[Required work] Return the lines below exactly, from the first line to the line that contains "import plotly.graph_objects as go". Leave out pictures.

######

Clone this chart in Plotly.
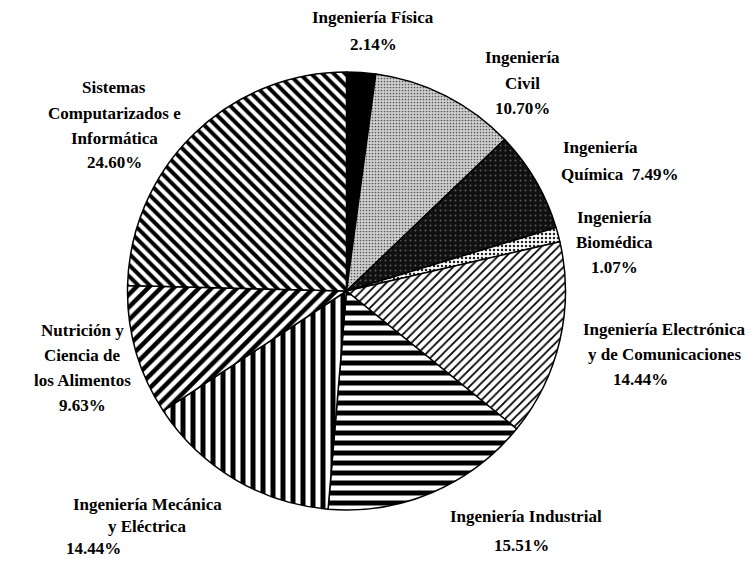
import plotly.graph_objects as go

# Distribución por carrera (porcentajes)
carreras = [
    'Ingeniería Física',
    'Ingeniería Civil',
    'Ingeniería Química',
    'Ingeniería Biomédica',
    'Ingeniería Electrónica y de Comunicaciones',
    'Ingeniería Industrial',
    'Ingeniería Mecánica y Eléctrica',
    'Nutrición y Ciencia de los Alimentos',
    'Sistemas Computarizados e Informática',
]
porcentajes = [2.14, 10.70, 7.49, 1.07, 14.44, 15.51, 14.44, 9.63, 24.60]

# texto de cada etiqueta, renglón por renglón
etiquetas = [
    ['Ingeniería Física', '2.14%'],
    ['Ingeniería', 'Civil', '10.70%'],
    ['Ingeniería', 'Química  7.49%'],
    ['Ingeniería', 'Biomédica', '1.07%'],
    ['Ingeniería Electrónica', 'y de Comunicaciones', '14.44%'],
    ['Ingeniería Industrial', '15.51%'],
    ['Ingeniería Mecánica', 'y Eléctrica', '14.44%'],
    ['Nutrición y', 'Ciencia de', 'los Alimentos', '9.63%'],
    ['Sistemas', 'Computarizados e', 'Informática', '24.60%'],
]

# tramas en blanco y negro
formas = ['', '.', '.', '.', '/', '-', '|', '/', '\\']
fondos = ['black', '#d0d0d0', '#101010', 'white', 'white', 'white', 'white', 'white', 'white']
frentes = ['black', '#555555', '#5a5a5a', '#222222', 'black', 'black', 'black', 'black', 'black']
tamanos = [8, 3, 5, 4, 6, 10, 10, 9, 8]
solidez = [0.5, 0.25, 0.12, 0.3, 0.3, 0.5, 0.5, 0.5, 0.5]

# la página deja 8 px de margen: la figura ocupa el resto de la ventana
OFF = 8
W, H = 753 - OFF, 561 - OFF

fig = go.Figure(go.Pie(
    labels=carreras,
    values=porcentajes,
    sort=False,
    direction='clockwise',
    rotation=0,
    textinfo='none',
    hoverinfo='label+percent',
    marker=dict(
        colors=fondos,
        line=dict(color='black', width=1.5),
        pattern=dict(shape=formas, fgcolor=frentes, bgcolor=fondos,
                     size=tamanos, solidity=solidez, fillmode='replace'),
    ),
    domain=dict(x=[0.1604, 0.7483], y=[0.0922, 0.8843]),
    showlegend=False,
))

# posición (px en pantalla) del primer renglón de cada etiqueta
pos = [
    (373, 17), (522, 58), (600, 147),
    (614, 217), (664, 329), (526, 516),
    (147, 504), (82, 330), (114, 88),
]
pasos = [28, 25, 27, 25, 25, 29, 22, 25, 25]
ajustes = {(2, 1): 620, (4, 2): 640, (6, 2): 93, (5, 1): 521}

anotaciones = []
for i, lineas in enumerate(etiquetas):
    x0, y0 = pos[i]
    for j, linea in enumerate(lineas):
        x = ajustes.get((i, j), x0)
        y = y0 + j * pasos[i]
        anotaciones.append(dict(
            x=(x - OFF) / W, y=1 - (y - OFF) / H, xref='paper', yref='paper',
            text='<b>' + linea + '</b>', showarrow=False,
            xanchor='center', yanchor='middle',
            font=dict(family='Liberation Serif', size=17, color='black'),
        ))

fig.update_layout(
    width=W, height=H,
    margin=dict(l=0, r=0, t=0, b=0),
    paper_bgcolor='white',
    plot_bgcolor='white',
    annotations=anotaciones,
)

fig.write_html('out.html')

######

[Correct output]
Clone this chart in Plotly.
import plotly.graph_objects as go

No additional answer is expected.